— begin —

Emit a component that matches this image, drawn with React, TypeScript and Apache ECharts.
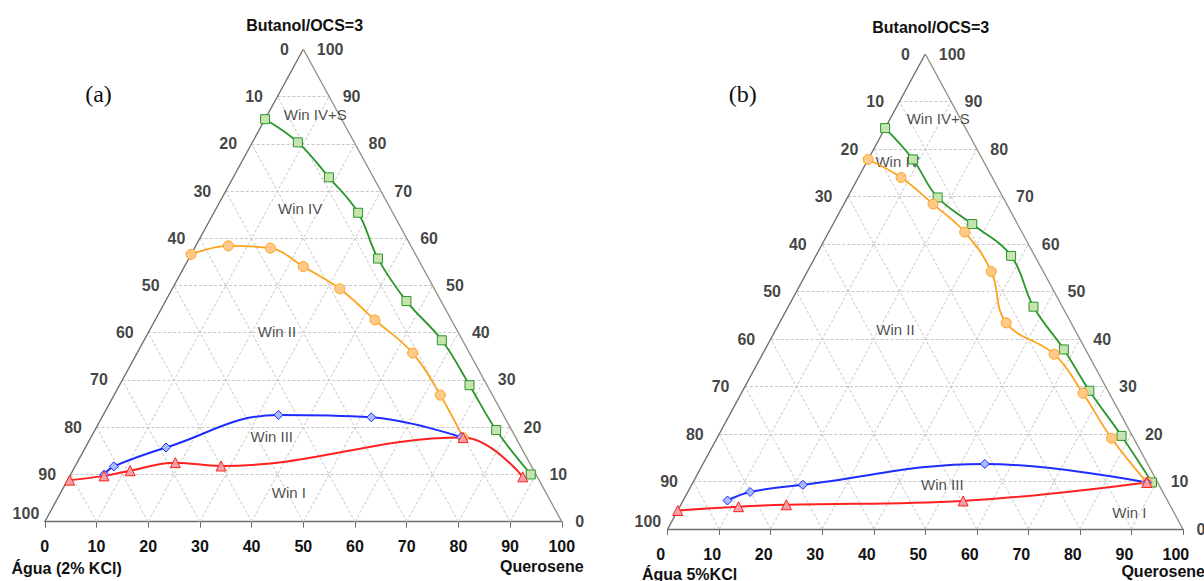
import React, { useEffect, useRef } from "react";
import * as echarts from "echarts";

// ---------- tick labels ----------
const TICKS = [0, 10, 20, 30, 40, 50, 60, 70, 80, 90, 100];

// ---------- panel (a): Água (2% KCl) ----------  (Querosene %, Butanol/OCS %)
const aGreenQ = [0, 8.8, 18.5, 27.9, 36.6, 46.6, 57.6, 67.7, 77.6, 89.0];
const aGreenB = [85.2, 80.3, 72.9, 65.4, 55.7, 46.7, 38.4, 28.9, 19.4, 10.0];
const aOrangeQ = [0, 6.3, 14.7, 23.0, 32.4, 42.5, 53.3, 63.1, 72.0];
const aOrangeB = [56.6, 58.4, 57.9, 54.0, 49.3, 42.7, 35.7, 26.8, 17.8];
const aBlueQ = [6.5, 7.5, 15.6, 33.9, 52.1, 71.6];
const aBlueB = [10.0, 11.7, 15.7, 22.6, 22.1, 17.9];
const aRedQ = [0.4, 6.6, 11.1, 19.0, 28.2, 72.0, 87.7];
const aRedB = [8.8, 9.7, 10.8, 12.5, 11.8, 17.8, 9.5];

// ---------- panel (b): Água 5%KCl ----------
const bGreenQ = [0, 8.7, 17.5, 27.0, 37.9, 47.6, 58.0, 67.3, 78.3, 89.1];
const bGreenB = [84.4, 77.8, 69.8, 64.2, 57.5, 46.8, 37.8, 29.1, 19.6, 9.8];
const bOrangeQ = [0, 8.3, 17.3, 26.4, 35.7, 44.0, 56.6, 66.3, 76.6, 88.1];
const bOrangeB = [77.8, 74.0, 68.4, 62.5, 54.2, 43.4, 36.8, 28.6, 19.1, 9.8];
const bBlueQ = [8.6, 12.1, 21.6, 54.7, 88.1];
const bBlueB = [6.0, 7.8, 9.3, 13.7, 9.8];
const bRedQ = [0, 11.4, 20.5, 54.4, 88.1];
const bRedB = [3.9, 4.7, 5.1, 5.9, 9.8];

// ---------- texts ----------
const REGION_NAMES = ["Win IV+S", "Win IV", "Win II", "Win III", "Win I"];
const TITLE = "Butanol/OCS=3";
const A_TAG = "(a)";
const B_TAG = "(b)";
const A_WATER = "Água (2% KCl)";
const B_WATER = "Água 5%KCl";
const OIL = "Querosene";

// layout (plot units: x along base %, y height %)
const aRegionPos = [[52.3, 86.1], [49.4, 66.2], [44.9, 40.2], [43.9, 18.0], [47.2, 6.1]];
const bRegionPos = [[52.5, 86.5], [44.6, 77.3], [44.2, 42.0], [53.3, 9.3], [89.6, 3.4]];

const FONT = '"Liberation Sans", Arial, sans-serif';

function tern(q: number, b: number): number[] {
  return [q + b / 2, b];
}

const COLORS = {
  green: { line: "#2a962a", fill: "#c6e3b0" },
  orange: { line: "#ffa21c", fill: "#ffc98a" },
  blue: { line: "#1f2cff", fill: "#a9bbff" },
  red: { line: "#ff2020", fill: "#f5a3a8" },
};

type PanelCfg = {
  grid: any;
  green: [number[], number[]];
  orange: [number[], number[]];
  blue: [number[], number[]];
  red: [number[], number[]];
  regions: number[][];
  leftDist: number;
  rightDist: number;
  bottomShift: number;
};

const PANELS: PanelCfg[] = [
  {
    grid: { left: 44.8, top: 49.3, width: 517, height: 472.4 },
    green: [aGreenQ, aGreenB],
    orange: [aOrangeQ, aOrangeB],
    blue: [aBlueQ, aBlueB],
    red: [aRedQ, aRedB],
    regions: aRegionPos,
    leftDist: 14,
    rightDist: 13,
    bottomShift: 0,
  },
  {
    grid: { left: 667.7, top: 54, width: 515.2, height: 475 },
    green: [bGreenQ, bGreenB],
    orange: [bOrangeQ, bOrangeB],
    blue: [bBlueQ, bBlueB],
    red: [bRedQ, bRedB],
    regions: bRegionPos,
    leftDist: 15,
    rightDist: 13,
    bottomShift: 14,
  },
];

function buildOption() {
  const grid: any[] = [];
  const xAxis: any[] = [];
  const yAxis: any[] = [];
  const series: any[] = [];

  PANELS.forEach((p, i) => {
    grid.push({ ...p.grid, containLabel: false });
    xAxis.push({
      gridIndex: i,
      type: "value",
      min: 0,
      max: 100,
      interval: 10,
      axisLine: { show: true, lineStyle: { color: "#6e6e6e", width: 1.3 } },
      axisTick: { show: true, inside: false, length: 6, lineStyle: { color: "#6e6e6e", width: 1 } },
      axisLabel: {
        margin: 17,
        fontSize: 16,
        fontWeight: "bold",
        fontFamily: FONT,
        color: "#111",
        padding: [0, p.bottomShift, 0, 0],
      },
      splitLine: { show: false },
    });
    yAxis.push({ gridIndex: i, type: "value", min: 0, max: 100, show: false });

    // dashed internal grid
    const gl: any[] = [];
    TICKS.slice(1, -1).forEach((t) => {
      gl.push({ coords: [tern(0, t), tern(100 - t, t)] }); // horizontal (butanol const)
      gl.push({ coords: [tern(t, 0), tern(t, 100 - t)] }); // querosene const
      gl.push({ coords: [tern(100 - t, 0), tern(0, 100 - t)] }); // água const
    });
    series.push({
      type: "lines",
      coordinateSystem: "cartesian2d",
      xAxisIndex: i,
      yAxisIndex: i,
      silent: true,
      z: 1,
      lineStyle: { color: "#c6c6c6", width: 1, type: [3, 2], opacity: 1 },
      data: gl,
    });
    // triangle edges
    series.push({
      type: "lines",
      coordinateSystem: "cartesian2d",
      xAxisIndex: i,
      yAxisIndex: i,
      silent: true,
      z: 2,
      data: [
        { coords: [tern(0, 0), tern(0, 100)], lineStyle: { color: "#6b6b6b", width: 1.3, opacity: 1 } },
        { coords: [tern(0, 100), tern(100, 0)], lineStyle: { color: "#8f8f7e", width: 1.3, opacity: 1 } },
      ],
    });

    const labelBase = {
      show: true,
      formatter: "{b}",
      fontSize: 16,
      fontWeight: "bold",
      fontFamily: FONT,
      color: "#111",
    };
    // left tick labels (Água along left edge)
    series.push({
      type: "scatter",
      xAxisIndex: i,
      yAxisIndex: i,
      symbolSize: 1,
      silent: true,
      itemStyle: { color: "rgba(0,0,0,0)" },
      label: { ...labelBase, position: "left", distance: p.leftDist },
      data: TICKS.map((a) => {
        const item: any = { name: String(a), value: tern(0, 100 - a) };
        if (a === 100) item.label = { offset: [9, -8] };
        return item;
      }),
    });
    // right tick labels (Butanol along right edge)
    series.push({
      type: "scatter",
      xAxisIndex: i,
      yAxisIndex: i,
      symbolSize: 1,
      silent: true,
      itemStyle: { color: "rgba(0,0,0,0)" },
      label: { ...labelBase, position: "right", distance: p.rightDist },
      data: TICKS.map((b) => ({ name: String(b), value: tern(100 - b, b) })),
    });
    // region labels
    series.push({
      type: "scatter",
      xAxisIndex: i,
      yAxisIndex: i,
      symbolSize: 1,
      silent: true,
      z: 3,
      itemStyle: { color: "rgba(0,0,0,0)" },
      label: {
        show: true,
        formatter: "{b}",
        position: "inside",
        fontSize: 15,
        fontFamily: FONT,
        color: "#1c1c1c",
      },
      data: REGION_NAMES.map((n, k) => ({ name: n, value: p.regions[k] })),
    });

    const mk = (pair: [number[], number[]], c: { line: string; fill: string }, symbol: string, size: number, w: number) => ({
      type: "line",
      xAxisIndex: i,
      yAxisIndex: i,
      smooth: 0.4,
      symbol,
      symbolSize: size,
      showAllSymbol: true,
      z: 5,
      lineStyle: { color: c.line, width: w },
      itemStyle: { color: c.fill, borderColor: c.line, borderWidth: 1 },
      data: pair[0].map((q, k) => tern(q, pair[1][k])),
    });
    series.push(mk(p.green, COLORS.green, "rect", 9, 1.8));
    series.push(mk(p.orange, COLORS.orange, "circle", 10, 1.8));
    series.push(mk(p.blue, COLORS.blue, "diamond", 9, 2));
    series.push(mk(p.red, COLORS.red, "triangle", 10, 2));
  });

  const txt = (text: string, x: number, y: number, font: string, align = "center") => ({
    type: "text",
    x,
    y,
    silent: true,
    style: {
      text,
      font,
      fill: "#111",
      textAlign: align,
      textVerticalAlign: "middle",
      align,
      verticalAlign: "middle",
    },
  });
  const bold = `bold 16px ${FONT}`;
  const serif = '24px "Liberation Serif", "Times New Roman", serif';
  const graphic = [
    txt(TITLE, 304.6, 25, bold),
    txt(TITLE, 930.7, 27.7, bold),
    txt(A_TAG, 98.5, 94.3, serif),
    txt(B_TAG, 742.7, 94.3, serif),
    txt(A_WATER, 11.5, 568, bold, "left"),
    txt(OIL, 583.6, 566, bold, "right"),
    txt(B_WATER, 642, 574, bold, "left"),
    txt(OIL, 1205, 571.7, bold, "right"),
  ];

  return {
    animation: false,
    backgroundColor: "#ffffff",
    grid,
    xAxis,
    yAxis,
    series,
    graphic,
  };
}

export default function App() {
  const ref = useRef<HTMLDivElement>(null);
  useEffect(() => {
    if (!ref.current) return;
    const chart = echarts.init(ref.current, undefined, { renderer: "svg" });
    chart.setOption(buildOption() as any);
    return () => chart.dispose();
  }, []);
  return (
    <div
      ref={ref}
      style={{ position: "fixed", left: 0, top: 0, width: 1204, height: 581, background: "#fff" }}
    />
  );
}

— end —
— begin —

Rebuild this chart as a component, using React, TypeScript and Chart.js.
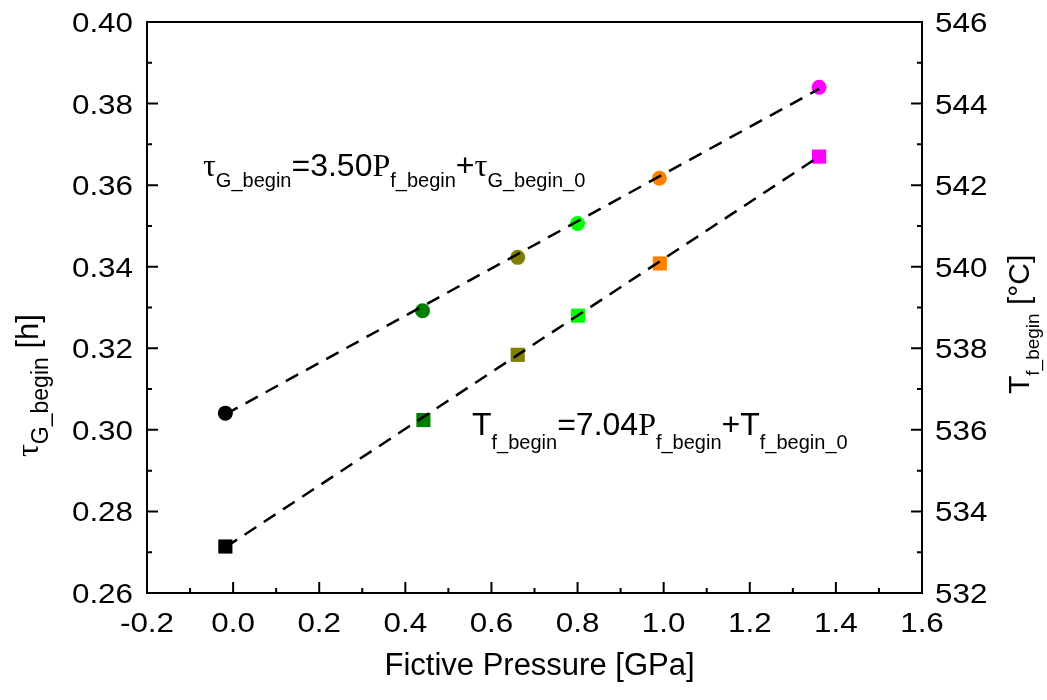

— end —
— begin —

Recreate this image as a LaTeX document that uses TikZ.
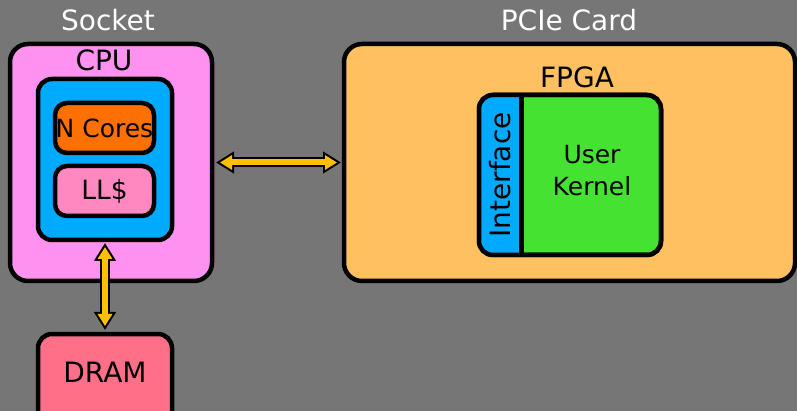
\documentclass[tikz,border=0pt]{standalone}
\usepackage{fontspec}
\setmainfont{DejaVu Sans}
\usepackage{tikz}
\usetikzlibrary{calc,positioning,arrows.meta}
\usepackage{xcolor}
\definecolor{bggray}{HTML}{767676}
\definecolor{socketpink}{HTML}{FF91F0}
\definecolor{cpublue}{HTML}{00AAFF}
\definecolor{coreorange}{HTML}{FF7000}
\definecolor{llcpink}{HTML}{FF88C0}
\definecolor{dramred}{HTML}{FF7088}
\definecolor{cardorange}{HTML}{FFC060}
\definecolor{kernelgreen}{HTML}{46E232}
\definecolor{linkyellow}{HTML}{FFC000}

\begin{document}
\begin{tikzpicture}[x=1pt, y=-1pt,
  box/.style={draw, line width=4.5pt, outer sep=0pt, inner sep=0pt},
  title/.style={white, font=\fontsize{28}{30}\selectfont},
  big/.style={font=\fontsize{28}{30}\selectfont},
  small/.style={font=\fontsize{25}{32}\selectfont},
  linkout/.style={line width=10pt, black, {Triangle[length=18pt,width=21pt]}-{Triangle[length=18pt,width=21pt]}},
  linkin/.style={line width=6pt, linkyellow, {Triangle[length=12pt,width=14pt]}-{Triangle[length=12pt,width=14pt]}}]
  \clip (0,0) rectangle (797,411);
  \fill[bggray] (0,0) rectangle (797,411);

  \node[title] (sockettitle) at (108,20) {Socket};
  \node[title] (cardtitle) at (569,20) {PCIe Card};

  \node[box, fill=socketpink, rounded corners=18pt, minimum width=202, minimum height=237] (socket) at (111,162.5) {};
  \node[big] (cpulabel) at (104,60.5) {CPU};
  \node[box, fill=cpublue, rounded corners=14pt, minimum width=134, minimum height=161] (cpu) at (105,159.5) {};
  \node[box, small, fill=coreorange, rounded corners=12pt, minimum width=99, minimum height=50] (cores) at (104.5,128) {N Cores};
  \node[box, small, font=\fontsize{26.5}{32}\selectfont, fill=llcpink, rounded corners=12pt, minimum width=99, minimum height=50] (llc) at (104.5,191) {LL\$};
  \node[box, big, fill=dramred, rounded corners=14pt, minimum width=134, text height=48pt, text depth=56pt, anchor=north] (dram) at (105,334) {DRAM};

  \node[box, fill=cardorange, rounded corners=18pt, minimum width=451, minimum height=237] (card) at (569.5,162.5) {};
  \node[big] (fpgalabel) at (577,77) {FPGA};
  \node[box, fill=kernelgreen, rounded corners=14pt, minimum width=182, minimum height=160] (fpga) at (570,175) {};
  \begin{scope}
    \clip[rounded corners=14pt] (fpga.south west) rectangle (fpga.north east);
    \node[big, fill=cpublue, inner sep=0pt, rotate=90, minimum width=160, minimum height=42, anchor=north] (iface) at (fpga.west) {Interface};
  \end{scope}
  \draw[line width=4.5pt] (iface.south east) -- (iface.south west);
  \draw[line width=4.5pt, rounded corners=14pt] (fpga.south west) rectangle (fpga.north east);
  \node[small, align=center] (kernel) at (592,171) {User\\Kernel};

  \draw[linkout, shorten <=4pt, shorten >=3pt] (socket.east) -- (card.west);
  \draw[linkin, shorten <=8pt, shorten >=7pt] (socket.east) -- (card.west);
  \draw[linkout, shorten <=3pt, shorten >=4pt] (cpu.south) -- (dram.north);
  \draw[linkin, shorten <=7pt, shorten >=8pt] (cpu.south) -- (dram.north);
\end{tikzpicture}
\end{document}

— end —

**Aim of the task:** Show each line in the entries that holds the string "TypeScript".

**Solution to this exercise:**
Emit a component that matches this image, drawn with React, TypeScript and Apache ECharts.
Rebuild this chart as a component, using React, TypeScript and Chart.js.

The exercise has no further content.